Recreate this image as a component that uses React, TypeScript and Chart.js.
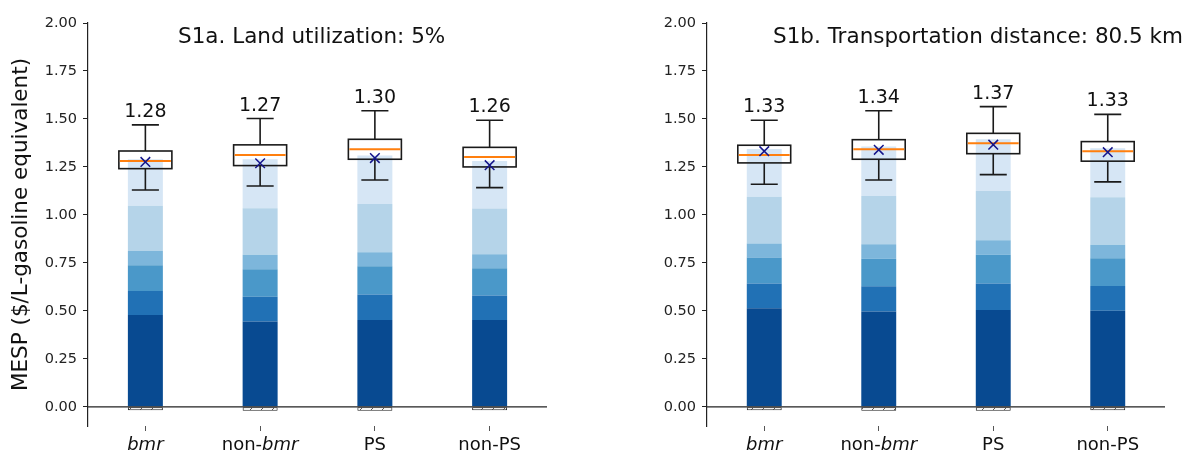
import React, { useEffect, useRef } from "react";
import { Chart, registerables } from "chart.js";

Chart.register(...registerables);
Chart.defaults.font.family = '"DejaVu Sans", sans-serif';

const FONT = '"DejaVu Sans", sans-serif';

// ---------- data ----------
const categories = ["bmr", "non-bmr", "PS", "non-PS"];
const yTicks = [0, 0.25, 0.5, 0.75, 1.0, 1.25, 1.5, 1.75, 2.0];
const layerColors = ["#084a91", "#2171b5", "#4a98c9", "#7db6db", "#b5d4e9", "#d6e6f5"];

// Panel S1a: stacked cost layers (bottom -> top), one value per category
const aLayer1 = [0.478, 0.444, 0.453, 0.453];
const aLayer2 = [0.126, 0.129, 0.132, 0.127];
const aLayer3 = [0.134, 0.144, 0.148, 0.142];
const aLayer4 = [0.074, 0.075, 0.073, 0.073];
const aLayer5 = [0.236, 0.243, 0.251, 0.238];
const aLayer6 = [0.242, 0.255, 0.253, 0.248];
const aNegative = [-0.018, -0.02, -0.02, -0.018];
const aWhiskerLow = [1.13, 1.151, 1.182, 1.142];
const aQ1 = [1.241, 1.257, 1.29, 1.25];
const aMedian = [1.281, 1.3125, 1.342, 1.302];
const aQ3 = [1.333, 1.365, 1.394, 1.352];
const aWhiskerHigh = [1.469, 1.502, 1.543, 1.493];
const aMean = [1.276, 1.269, 1.296, 1.259];

// Panel S1b
const bLayer1 = [0.514, 0.496, 0.505, 0.5];
const bLayer2 = [0.128, 0.132, 0.137, 0.13];
const bLayer3 = [0.136, 0.144, 0.151, 0.144];
const bLayer4 = [0.073, 0.075, 0.075, 0.071];
const bLayer5 = [0.243, 0.252, 0.257, 0.247];
const bLayer6 = [0.25, 0.257, 0.269, 0.255];
const bNegative = [-0.018, -0.02, -0.02, -0.018];
const bWhiskerLow = [1.16, 1.182, 1.21, 1.172];
const bQ1 = [1.271, 1.29, 1.319, 1.28];
const bMedian = [1.3125, 1.342, 1.373, 1.332];
const bQ3 = [1.363, 1.392, 1.425, 1.382];
const bWhiskerHigh = [1.493, 1.543, 1.564, 1.524];
const bMean = [1.332, 1.339, 1.366, 1.327];

const titleA = "S1a. Land utilization: 5%";
const titleB = "S1b. Transportation distance: 80.5 km";
const yAxisTitle = "MESP ($/L-gasoline equivalent)";

type PanelProps = {
  layers: number[][];
  negative: number[];
  whiskerLow: number[];
  q1: number[];
  median: number[];
  q3: number[];
  whiskerHigh: number[];
  mean: number[];
  title: string;
  titleOffset: number;
  showYTitle: boolean;
  yAxisWidth: number;
  padRight: number;
  width: number;
  left: number;
};

function makeHatch(ctx: CanvasRenderingContext2D) {
  const s = 11;
  const c = document.createElement("canvas");
  c.width = s;
  c.height = s;
  const g = c.getContext("2d")!;
  g.fillStyle = "#ffffff";
  g.fillRect(0, 0, s, s);
  g.strokeStyle = "#333";
  g.lineWidth = 1;
  g.beginPath();
  g.moveTo(0, s);
  g.lineTo(s, 0);
  g.moveTo(-3, 3);
  g.lineTo(3, -3);
  g.moveTo(s - 3, s + 3);
  g.lineTo(s + 3, s - 3);
  g.stroke();
  return ctx.createPattern(c, "repeat");
}

function Panel(p: PanelProps) {
  const ref = useRef<HTMLCanvasElement | null>(null);

  useEffect(() => {
    const canvas = ref.current!;
    const ctx2d = canvas.getContext("2d")!;
    const hatch = makeHatch(ctx2d);

    const overlay = {
      id: "overlay",
      afterDatasetsDraw(chart: any) {
        const { ctx, chartArea, scales } = chart;
        const x = scales.x;
        const y = scales.y;
        ctx.save();
        // zero line
        const y0 = y.getPixelForValue(0);
        ctx.strokeStyle = "#222";
        ctx.lineWidth = 1.2;
        ctx.beginPath();
        ctx.moveTo(chartArea.left, y0);
        ctx.lineTo(chartArea.right, y0);
        ctx.stroke();

        const step = x.getPixelForValue(1) - x.getPixelForValue(0);
        const halfBox = step * 0.231;
        const halfCap = step * 0.118;
        categories.forEach((cat, i) => {
          const cx = x.getPixelForValue(i);
          const pLow = y.getPixelForValue(p.whiskerLow[i]);
          const pQ1 = y.getPixelForValue(p.q1[i]);
          const pMed = y.getPixelForValue(p.median[i]);
          const pQ3 = y.getPixelForValue(p.q3[i]);
          const pHigh = y.getPixelForValue(p.whiskerHigh[i]);
          const pMean = y.getPixelForValue(p.mean[i]);

          ctx.strokeStyle = "#1a1a1a";
          ctx.lineWidth = 1.6;
          ctx.beginPath();
          ctx.moveTo(cx, pQ3);
          ctx.lineTo(cx, pHigh);
          ctx.moveTo(cx - halfCap, pHigh);
          ctx.lineTo(cx + halfCap, pHigh);
          ctx.moveTo(cx, pQ1);
          ctx.lineTo(cx, pLow);
          ctx.moveTo(cx - halfCap, pLow);
          ctx.lineTo(cx + halfCap, pLow);
          ctx.stroke();
          ctx.strokeRect(cx - halfBox, pQ3, halfBox * 2, pQ1 - pQ3);

          ctx.strokeStyle = "#ff7f0e";
          ctx.lineWidth = 2;
          ctx.beginPath();
          ctx.moveTo(cx - halfBox + 1, pMed);
          ctx.lineTo(cx + halfBox - 1, pMed);
          ctx.stroke();

          ctx.strokeStyle = "#14148a";
          ctx.lineWidth = 1.5;
          const m = 4.8;
          ctx.beginPath();
          ctx.moveTo(cx - m, pMean - m);
          ctx.lineTo(cx + m, pMean + m);
          ctx.moveTo(cx - m, pMean + m);
          ctx.lineTo(cx + m, pMean - m);
          ctx.stroke();

          ctx.fillStyle = "#111";
          ctx.font = `19px ${FONT}`;
          ctx.textAlign = "center";
          ctx.textBaseline = "alphabetic";
          ctx.fillText(p.mean[i].toFixed(2), cx, pHigh - 8);

          // category label with italic "bmr"
          const parts = cat.split(/(bmr)/).filter((s) => s.length > 0);
          const fonts = parts.map((s) => (s === "bmr" ? `italic 18px ${FONT}` : `18px ${FONT}`));
          let total = 0;
          const widths = parts.map((s, k) => {
            ctx.font = fonts[k];
            const w = ctx.measureText(s).width;
            total += w;
            return w;
          });
          let tx = cx - total / 2;
          ctx.textAlign = "left";
          parts.forEach((s, k) => {
            ctx.font = fonts[k];
            ctx.fillText(s, tx, chartArea.bottom + 24);
            tx += widths[k];
          });
        });

        ctx.fillStyle = "#111";
        ctx.font = `21.5px ${FONT}`;
        ctx.textAlign = "left";
        ctx.textBaseline = "alphabetic";
        ctx.fillText(p.title, chartArea.left + p.titleOffset, 43);
        ctx.restore();
      },
    };

    const datasets: any[] = p.layers.map((vals, k) => ({
      label: `layer${k + 1}`,
      data: vals,
      backgroundColor: layerColors[k],
      borderWidth: 0,
      stack: "s",
      barPercentage: 0.305,
      categoryPercentage: 1,
    }));
    datasets.push({
      label: "negative",
      data: p.negative,
      backgroundColor: hatch,
      borderColor: "#222",
      borderWidth: 1,
      borderSkipped: false,
      stack: "s",
      barPercentage: 0.305,
      categoryPercentage: 1,
    });

    const chart = new Chart(canvas, {
      type: "bar",
      data: { labels: categories, datasets },
      options: {
        animation: false,
        responsive: false,
        layout: { padding: { left: 0, top: 23, right: p.padRight, bottom: 0 } },
        plugins: { legend: { display: false }, tooltip: { enabled: false } },
        scales: {
          x: {
            stacked: true,
            border: { display: false },
            grid: { display: true, offset: false, drawOnChartArea: false, drawTicks: true, tickLength: 5, color: "#555" },
            ticks: { callback: () => "", font: { size: 1 } },
            afterFit: (scale: any) => {
              scale.height = 27;
            },
          },
          y: {
            stacked: true,
            min: -0.1,
            max: 2.0,
            border: { display: true, color: "#222", width: 1.2 },
            grid: { drawOnChartArea: false, drawTicks: true, tickLength: 5, color: "#222" },
            ticks: {
              stepSize: 0.25,
              includeBounds: false,
              padding: 6,
              color: "#222",
              font: { size: 14.5, family: FONT },
              callback: (v: any) => Number(v).toFixed(2),
            },
            afterBuildTicks: (scale: any) => {
              scale.ticks = yTicks.map((v) => ({ value: v }));
            },
            title: {
              display: p.showYTitle,
              text: yAxisTitle,
              color: "#111",
              font: { size: 21.5, family: FONT },
              padding: { top: 9, bottom: 0 },
            },
            afterFit: (scale: any) => {
              scale.width = p.yAxisWidth;
            },
          },
        },
      },
      plugins: [overlay],
    } as any);

    return () => chart.destroy();
  }, []);

  return (
    <div style={{ position: "absolute", left: p.left, top: 0, width: p.width, height: 453 }}>
      <canvas ref={ref} width={p.width} height={453} style={{ display: "block" }} />
    </div>
  );
}

export default function App() {
  return (
    <div style={{ position: "absolute", left: 0, top: 0, width: 1187, height: 453, background: "#fff" }}>
      <Panel
        layers={[aLayer1, aLayer2, aLayer3, aLayer4, aLayer5, aLayer6]}
        negative={aNegative}
        whiskerLow={aWhiskerLow}
        q1={aQ1}
        median={aMedian}
        q3={aQ3}
        whiskerHigh={aWhiskerHigh}
        mean={aMean}
        title={titleA}
        titleOffset={90}
        showYTitle={true}
        yAxisWidth={88}
        padRight={53}
        width={600}
        left={0}
      />
      <Panel
        layers={[bLayer1, bLayer2, bLayer3, bLayer4, bLayer5, bLayer6]}
        negative={bNegative}
        whiskerLow={bWhiskerLow}
        q1={bQ1}
        median={bMedian}
        q3={bQ3}
        whiskerHigh={bWhiskerHigh}
        mean={bMean}
        title={titleB}
        titleOffset={66}
        showYTitle={false}
        yAxisWidth={107}
        padRight={22}
        width={587}
        left={600}
      />
    </div>
  );
}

####

*What is needed*:
Please quote the lines of the material, beginning with the first and ending with the one that contains "const aMean = [1.276, 1.269, 1.296, 1.259];", exactly as written and without any pictures.

*The response*:
Recreate this image as a component that uses React, TypeScript and Chart.js.
import React, { useEffect, useRef } from "react";
import { Chart, registerables } from "chart.js";

Chart.register(...registerables);
Chart.defaults.font.family = '"DejaVu Sans", sans-serif';

const FONT = '"DejaVu Sans", sans-serif';

// ---------- data ----------
const categories = ["bmr", "non-bmr", "PS", "non-PS"];
const yTicks = [0, 0.25, 0.5, 0.75, 1.0, 1.25, 1.5, 1.75, 2.0];
const layerColors = ["#084a91", "#2171b5", "#4a98c9", "#7db6db", "#b5d4e9", "#d6e6f5"];

// Panel S1a: stacked cost layers (bottom -> top), one value per category
const aLayer1 = [0.478, 0.444, 0.453, 0.453];
const aLayer2 = [0.126, 0.129, 0.132, 0.127];
const aLayer3 = [0.134, 0.144, 0.148, 0.142];
const aLayer4 = [0.074, 0.075, 0.073, 0.073];
const aLayer5 = [0.236, 0.243, 0.251, 0.238];
const aLayer6 = [0.242, 0.255, 0.253, 0.248];
const aNegative = [-0.018, -0.02, -0.02, -0.018];
const aWhiskerLow = [1.13, 1.151, 1.182, 1.142];
const aQ1 = [1.241, 1.257, 1.29, 1.25];
const aMedian = [1.281, 1.3125, 1.342, 1.302];
const aQ3 = [1.333, 1.365, 1.394, 1.352];
const aWhiskerHigh = [1.469, 1.502, 1.543, 1.493];
const aMean = [1.276, 1.269, 1.296, 1.259];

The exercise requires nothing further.